Hello takheeljeff,
I think that "data _null_" gave you a good advice.
Here is a little example that shows you how to implement the matching:
data T01_input;
length name $20;
infile cards delimiter=',';
input id name;
cards;
1,spiderman
2,superman
3,wonder woman
4,wonder woman
5,felix the cat
6,felix le chat
7,mickey mouse
8,samsam
;
run;
proc sql;
create table T02_matches as
select A.id as id1, A.name as name1, B.id as id2, B.name as name2,spedis(A.name,B.name) as distance
from T01_input A, T01_input B
where spedis(A.name,B.name) le 50 and A.id ne B.id;
quit;
It will give the following result:
id1=1 name1=spiderman id2=2 name2=superman distance=27
id1=2 name1=superman id2=1 name2=spiderman distance=25
id1=3 name1=wonder woman id2=4 name2=wonder woman distance=0
id1=4 name1=wonder woman id2=3 name2=wonder woman distance=0
id1=5 name1=felix the cat id2=6 name2=felix le chat distance=19
id1=6 name1=felix le chat id2=5 name2=felix the cat distance=19
Pay attention to the following remarks:
- in order to make the comparisons, we are using a "cartesian product". Take a look at the where clause: it will evaluate all possible pairs of records and will consider as valid matches those that have a spedis distance less than 50. Watch out: if your sample is big, this can imply a lot of comparisons. For example, for a sample containing 1000 records, you will make 1000*1000 comparisons, ie, 1Million comparisons. Tha'ts a lot. In order to reduce the number of comparisons, it is common to "add something" to the where clause. For example, you could decide to restrict comparisons for records whose addresses have the same zip codes. This is called "blocking".

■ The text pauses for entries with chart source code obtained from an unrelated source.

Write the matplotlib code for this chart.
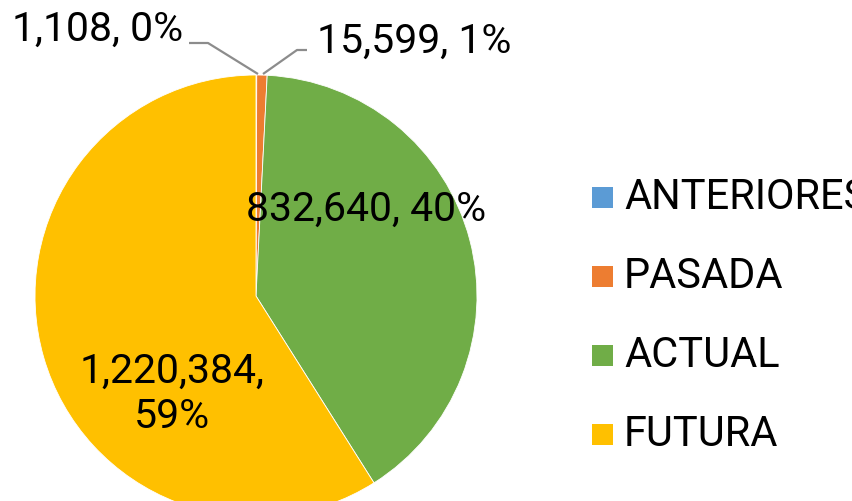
import matplotlib
matplotlib.use("Agg")
import matplotlib.pyplot as plt
from matplotlib.patches import Rectangle

plt.rcParams['font.family'] = ['Roboto', 'DejaVu Sans']

categories = ['ANTERIORES', 'PASADA', 'ACTUAL', 'FUTURA']
values = [1108, 15599, 832640, 1220384]
colors = ['#5B9BD5', '#ED7D31', '#70AD47', '#FFC000']

W, H = 853, 501
fig = plt.figure(figsize=(W / 100, H / 100), dpi=100)
ax = fig.add_axes([0, 0, 1, 1])
ax.set_aspect('equal')

# pie centre / radius in pixel coords (y measured from the top of the image)
cx, cy, r = 256, 296, 221
ax.pie(values, colors=colors, startangle=90, counterclock=False,
       center=(cx, H - cy), radius=r, frame=True,
       wedgeprops=dict(edgecolor='white', linewidth=0.6))
ax.set_xlim(0, W)
ax.set_ylim(0, H)
ax.axis('off')

total = sum(values)
labels = []
for v in values:
    labels.append(f"{v:,}, {round(100 * v / total):.0f}%")

# data labels (placed where the original chart had them)
fs = 29.5
ax.text(98, H - 29, labels[0], fontsize=fs, ha='center', va='center')
ax.text(414, H - 41, labels[1], fontsize=fs, ha='center', va='center')
ax.text(366, H - 209, labels[2], fontsize=fs, ha='center', va='center')
ax.text(172, H - 394, labels[3].replace(', ', ',\n'), fontsize=fs,
        ha='center', va='center', linespacing=1.2)

# leader lines for the two small slices
ax.plot([189, 208, 258], [H - 43, H - 43, H - 74], color='#8C8C8C', lw=1.6,
        solid_capstyle='butt')
ax.plot([307, 297, 263], [H - 50, H - 50, H - 74], color='#8C8C8C', lw=1.6,
        solid_capstyle='butt')

# legend
for i, (cat, col) in enumerate(zip(categories, colors)):
    yc = 197 + i * 79.3
    ax.add_patch(Rectangle((592, H - yc - 10.5), 21, 21, facecolor=col,
                           edgecolor='none'))
    ax.text(624, H - yc, cat, fontsize=30, ha='left', va='center')

fig.savefig('out.png', dpi=100)
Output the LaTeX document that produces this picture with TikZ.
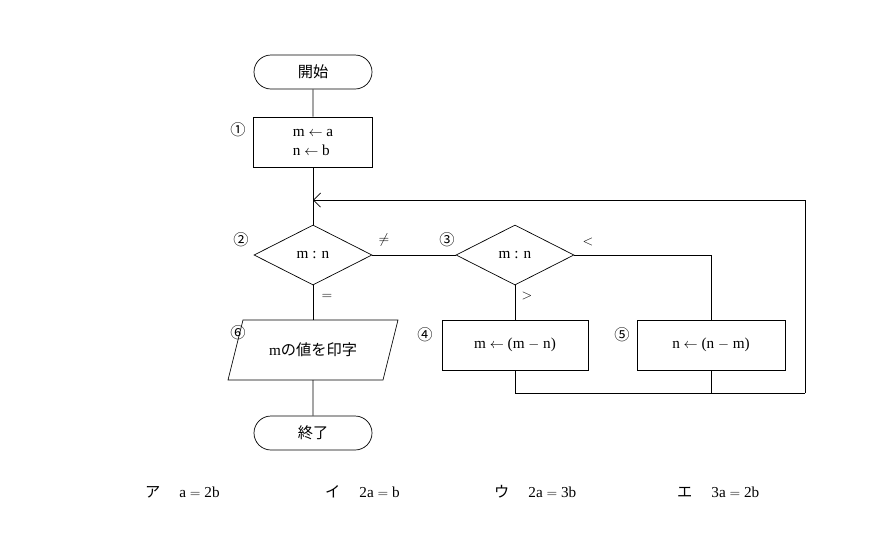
\documentclass[tikz,border=0pt]{standalone}
\usepackage{fontspec}
\setmainfont{Liberation Serif}
\newfontfamily\jp{Noto Sans CJK JP}
\usetikzlibrary{shapes.geometric,shapes.misc,arrows.meta}
\begin{document}
\begin{tikzpicture}[x=0.03cm,y=-0.03cm,font=\fontsize{13}{16}\selectfont,
    line/.style={draw, line width=0.6pt},
    term/.style={line, rounded rectangle, minimum width=3.54cm, minimum height=1.02cm, inner sep=0pt},
    proc/.style={line, rectangle, minimum height=1.5cm, inner sep=0pt},
    deci/.style={line, diamond, aspect=2, minimum width=3.54cm, minimum height=1.8cm, inner sep=0pt},
    io/.style={rectangle, minimum width=4.0cm, minimum height=1.8cm, inner sep=0pt},
    num/.style={font=\jp\fontsize{13}{16}\selectfont}]
\useasboundingbox (0,0) rectangle (894,551);
% shapes
\node[term] (start) at (313,72) {\jp 開始};
\node[proc, minimum width=3.57cm] (init) at (313,142) {\begin{tabular}{l}m $\leftarrow$ a\\ n $\leftarrow$ b\end{tabular}};
\node[deci] (cmpA) at (313,255) {m : n};
\node[deci] (cmpB) at (515,255) {m : n};
\node[proc, minimum width=4.38cm] (subM) at (515,345) {m $\leftarrow$ (m $-$ n)};
\node[proc, minimum width=4.44cm] (subN) at (711,345) {n $\leftarrow$ (n $-$ m)};
\node[io] (print) at (313,350) {m{\jp の値を印字}};
\draw[line] (243,320) -- (398,320) -- (383,380) -- (228,380) -- cycle;
\node[term] (stop) at (313,433) {\jp 終了};
\coordinate (loop) at (313,200);
\coordinate (rc) at (711,255);
\coordinate (bl) at (515,393);
\coordinate (br) at (805,393);
\coordinate (tr) at (805,200);
% connectors
\draw[line] (start) -- (init);
\draw[line] (init) -- (cmpA);
\draw[line] (cmpA) -- (print);
\draw[line] (print) -- (stop);
\draw[line] (cmpA) -- (cmpB);
\draw[line] (cmpB) -- (subM);
\draw[line] (cmpB.east) -- (rc) -- (subN);
\draw[line] (subM) -- (bl) -- (br);
\draw[line] (subN) -- (subN.south |- br);
\draw[line, -{Straight Barb[length=6pt,width=12pt]}] (br) -- (tr) -- (loop);
% labels
\node[num] at (238,130) {①};
\node[num] at (241,240) {②};
\node[num] at (447,240) {③};
\node[num] at (425,335) {④};
\node[num] at (622,335) {⑤};
\node[num] at (238,333) {⑥};
\node at (384,240) {$\neq$};
\node at (588,242) {$<$};
\node at (527,296) {$>$};
\node at (327,297) {$=$};
% choices
\node[anchor=west] at (141,492) {{\jp ア}\quad\ a $=$ 2b};
\node[anchor=west] at (321,492) {{\jp イ}\quad\ 2a $=$ b};
\node[anchor=west] at (490,492) {{\jp ウ}\quad\ 2a $=$ 3b};
\node[anchor=west] at (673,492) {{\jp エ}\quad\ 3a $=$ 2b};
\end{tikzpicture}
\end{document}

- it is up to you to put a threshold on the distance (I took 50 ... but you could use something else). For very large datasets, it makes sense to do "some learning", ie, you take a subset of comparisons and you decide whether each of these comparisons are correct or false matches; based on that experience, you set the threshold. You could even have two threshold: 1 for "I'm sure", 1 for "To be checked" and 1 for "incorrect match". There are algorithms for the learning part ... but that's another story.
- watch out for false matches. You'll get some. For example: spiderman is not the same as superman.
You could base your matching on words instead of strings.
I hope this will be helpful to you,
Yoba
Message was edited by: yoba